What the task requires -
Check every line below for the string "this", and copy the lines that contain it.

Data extract -
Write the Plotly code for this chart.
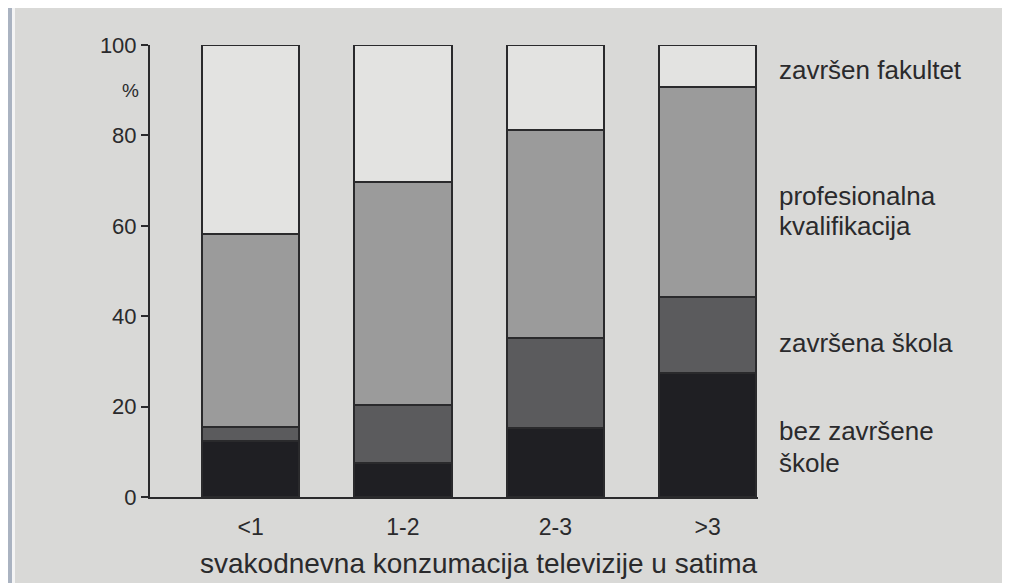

...

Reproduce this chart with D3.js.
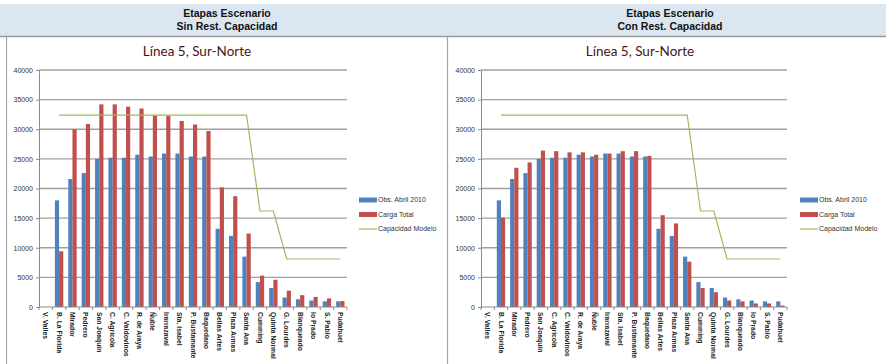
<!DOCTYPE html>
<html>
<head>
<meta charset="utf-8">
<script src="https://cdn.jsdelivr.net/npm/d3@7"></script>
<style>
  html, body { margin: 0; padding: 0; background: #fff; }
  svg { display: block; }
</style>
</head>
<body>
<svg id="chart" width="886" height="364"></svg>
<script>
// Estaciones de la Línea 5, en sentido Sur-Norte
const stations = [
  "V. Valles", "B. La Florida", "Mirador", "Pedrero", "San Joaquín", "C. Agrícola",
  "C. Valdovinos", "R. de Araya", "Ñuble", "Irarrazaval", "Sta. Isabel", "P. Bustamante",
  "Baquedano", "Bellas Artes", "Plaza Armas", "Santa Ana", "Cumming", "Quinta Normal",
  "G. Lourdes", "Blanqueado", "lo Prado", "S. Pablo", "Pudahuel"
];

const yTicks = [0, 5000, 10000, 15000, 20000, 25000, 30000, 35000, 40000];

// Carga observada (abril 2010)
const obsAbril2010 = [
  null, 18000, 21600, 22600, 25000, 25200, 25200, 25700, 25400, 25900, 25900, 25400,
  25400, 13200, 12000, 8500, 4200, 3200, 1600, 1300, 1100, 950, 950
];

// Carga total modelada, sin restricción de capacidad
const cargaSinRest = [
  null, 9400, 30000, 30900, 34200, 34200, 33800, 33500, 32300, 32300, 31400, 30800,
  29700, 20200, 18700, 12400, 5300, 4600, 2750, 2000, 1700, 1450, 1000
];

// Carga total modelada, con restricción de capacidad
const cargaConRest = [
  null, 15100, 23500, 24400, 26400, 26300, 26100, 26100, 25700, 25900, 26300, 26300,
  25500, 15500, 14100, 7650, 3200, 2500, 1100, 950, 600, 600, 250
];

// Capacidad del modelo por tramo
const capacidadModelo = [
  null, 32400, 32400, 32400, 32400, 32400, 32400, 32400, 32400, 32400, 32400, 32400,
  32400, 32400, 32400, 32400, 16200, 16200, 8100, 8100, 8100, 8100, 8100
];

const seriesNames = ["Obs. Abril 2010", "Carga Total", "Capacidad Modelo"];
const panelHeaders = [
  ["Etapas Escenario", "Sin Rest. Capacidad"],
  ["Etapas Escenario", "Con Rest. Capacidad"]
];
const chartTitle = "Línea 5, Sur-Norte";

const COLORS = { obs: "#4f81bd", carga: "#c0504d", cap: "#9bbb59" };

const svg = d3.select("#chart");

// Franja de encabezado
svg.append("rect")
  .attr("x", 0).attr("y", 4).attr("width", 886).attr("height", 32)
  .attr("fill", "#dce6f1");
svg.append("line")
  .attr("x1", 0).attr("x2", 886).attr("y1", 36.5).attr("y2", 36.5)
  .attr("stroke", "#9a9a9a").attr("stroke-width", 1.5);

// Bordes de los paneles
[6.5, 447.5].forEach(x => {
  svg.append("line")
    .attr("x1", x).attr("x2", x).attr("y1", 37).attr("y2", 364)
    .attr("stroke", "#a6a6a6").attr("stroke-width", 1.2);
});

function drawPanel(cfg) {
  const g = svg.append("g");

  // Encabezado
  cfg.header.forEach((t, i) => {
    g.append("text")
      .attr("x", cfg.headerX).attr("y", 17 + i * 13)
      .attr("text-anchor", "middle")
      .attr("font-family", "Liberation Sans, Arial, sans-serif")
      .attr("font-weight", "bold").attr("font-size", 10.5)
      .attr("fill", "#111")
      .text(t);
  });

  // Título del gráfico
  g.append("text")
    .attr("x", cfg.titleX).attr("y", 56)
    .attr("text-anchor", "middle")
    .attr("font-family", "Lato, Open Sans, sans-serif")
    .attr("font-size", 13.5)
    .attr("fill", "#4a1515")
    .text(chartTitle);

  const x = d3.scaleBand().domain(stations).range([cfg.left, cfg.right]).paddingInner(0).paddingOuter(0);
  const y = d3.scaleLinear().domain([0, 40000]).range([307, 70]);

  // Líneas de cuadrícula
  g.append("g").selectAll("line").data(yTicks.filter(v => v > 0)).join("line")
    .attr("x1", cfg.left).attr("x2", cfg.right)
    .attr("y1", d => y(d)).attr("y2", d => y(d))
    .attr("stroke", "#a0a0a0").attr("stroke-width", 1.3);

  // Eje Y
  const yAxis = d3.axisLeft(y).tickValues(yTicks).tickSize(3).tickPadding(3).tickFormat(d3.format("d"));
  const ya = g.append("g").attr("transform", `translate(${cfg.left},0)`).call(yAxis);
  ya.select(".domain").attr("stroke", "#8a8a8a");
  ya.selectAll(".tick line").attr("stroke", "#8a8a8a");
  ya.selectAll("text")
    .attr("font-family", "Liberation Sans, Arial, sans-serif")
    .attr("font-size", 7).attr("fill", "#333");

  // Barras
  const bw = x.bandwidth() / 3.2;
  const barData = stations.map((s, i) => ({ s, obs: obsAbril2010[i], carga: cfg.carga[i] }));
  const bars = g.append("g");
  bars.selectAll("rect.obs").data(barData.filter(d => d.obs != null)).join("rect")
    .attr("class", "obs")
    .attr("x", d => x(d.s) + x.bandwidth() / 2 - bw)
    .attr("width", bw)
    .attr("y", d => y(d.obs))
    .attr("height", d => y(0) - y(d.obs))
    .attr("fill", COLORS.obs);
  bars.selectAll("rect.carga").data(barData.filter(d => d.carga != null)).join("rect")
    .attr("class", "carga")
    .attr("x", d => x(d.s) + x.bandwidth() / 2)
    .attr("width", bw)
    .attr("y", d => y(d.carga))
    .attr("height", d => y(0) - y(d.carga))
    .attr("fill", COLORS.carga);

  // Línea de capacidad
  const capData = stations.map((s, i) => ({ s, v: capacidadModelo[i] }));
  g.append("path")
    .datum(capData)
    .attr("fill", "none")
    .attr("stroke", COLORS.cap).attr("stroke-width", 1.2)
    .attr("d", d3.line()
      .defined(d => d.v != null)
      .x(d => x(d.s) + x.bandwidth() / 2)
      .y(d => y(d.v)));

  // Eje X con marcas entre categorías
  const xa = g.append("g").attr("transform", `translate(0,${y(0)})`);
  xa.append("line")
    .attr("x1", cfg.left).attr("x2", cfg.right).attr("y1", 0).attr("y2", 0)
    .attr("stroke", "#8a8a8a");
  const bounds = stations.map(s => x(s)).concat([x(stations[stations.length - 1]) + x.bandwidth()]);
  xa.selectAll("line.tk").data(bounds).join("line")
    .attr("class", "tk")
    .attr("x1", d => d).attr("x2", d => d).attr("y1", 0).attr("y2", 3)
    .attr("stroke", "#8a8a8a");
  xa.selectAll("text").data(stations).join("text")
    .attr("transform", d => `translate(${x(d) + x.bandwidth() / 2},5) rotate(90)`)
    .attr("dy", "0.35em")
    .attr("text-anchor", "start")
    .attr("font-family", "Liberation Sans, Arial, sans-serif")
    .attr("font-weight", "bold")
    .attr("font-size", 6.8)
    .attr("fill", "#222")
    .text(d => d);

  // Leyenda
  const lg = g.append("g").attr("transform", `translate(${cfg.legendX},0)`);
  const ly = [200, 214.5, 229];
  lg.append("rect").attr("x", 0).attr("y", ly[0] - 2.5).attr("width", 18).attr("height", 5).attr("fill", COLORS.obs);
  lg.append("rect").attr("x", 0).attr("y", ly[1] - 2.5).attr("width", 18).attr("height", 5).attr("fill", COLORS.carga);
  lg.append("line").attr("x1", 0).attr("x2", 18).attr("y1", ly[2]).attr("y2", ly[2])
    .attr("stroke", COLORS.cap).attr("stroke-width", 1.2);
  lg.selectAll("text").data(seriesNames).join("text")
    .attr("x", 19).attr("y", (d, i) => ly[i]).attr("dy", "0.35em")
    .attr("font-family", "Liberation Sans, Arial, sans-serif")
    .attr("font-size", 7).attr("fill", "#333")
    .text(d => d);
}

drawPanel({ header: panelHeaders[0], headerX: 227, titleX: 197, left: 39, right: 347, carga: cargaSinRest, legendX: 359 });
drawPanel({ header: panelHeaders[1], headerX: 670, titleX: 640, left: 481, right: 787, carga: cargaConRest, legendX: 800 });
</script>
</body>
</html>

Exercise response -
Write the Plotly code for this chart.
Reproduce this chart with D3.js.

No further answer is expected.